LORS DU DÉLIBÉRÉ ET DU PRONONCÉ
A l’issue des débats, les parties présentes et leurs conseils ont été avisés que le jugement serait mis à leur disposition le 26 Novembre 2024.
JUGEMENT : Contradictoire, du 26 Novembre 2024 , en premier ressort
Prononcé par mise à disposition par Madame Sophie PARAT, Vice-présidente assistée de Madame Isabelle SOUNDRON, greffière
En vertu de quoi, le Tribunal a rendu le jugement dont la teneur suit :
L’Association pour le Droit à l’Initiative Economique (ci-après ADIE) a accordé le 2 mars 2022 à Madame [V] [I] épouse [J] un prêt microcrédit d’un montant de 15 000 euros, pour une durée de 48 mois.
Ce prêt était contracté en vue du financement d’une activité professionnelle de vente de boissons et salade bar.
Madame [V] [I] épouse [J] s’est montrée défaillante dans ses remboursements. L’ADIE lui a, par courrier recommandé du 15 juin 2023, notifié la déchéance du terme et par suite l’exigibilité anticipée du prêt, et l’a mise en demeure de régler les sommes dues.
C’est dans ce contexte que, par actes de commissaire de justice en date du 28 juin 2023, l’ADIE a fait assigner Madame [V] [I] épouse [J] devant le tribunal judiciaire de Saint-Denis, au visa des articles 1103 et suivants et 2288 et suivants du code civil, afin de la voir condamner à lui payer les sommes dues au titre du prêt.

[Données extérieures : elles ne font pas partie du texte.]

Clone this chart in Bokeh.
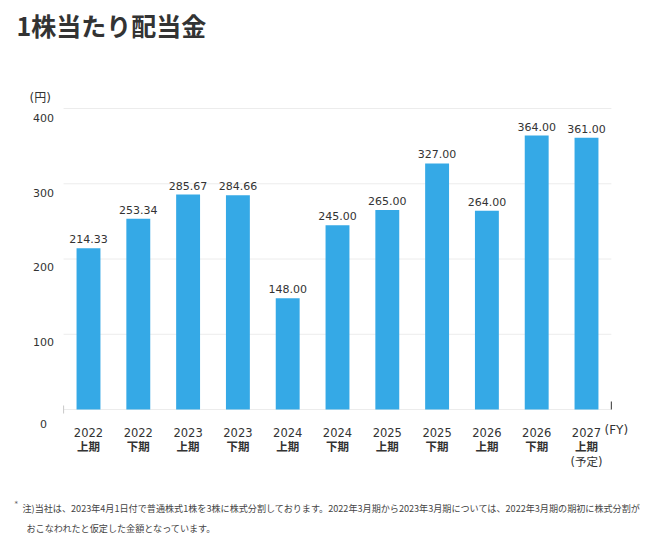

Aux termes de ses dernières conclusions notifiées électroniquement le 5 juin 2024, l’ADIE demande au tribunal de:
– débouter Madame [V] [I] épouse [J] de ses demandes, fins et conclusions,
– condamner Madame [V] [I] épouse [J] à payer à l’ADIE la somme de 12 310,90 euros avec intérêts au taux contractuel de 7,45% à compter du 15 juin 2023 jusqu’à parfait paiement au titre du prêt microcrédit propulse,
– la condamner au paiement de la somme de 1.000 euros en application des dispositions de l’article 700 du code de procédure civile, outre les entiers frais et dépens de la présente instance;
– ordonner l’exécution provisoire du jugement à intervenir.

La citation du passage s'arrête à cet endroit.